Huawei is shifting from shrinking transistors (Moore's Law) to optimizing data flow via advanced chip stacking and interconnects. This "tau scaling law" is an innovative workaround to physical limits, aiming to create competitive AI compute power without access to the most advanced manufacturing processes.
The next wave of AI silicon may pivot from today's compute-heavy architectures to memory-centric ones optimized for inference. This fundamental shift would allow high-performance chips to be produced on older, more accessible 7-14nm manufacturing nodes, disrupting the current dependency on cutting-edge fabs.
Investor Shaun Maguire posits that the hardware industry is moving beyond the silicon-centric scaling of Moore's Law. The next wave of innovation will branch into entirely new "tech trees" such as humanoid robotics, silicon photonics, and orbital data centers, creating decades of new progress and distinct from semiconductor advancements.
Intel's CEO emphasizes that the foundry business is fundamentally a service based on trust. While advanced nodes are crucial, customers will only commit if they have absolute faith in the foundry's yield, defect density, and cycle time, as a manufacturing failure is catastrophic to their own revenue.
Beyond generative AI, Lip-Bu Tan sees a massive opportunity in 'physical AI' for robotics and autonomous systems. Winning here requires more than just powerful chips; it demands a full-stack solution with co-designed hardware (XPU), software, and advanced packaging, all tailored for specific physical workloads.

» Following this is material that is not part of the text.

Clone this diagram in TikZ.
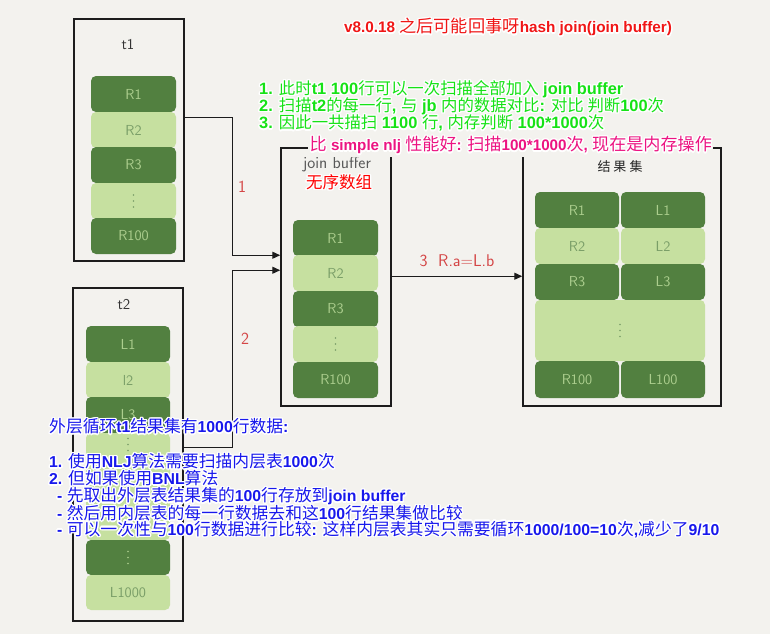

Leveraging technology developed for satellites, Akash Systems places a thin layer of synthetic diamond—the world's most thermally conductive material—directly onto GPUs. This dramatically lowers temperatures, increases inference speed, and reduces data center energy costs without expensive liquid cooling systems.
While power supply is a current data center bottleneck, a more significant long-term risk is technological disruption. Chip innovations promising 10-1000x more power efficiency could make today's massive, power-centric data center investments obsolete or oversized before they are fully utilized.
The current 2-3 year chip design cycle is a major bottleneck for AI progress, as hardware is always chasing outdated software needs. By using AI to slash this timeline, companies can enable a massive expansion of custom chips, optimizing performance for many at-scale software workloads.
The common thesis for Intel focuses on its process node recovery (18A, 14A). However, the critical bottleneck and new frontier for performance is advanced packaging—the ability to combine multiple silicon dies. This capability is the new driver of performance, effectively replacing the traditional Moore's Law of transistor shrinking.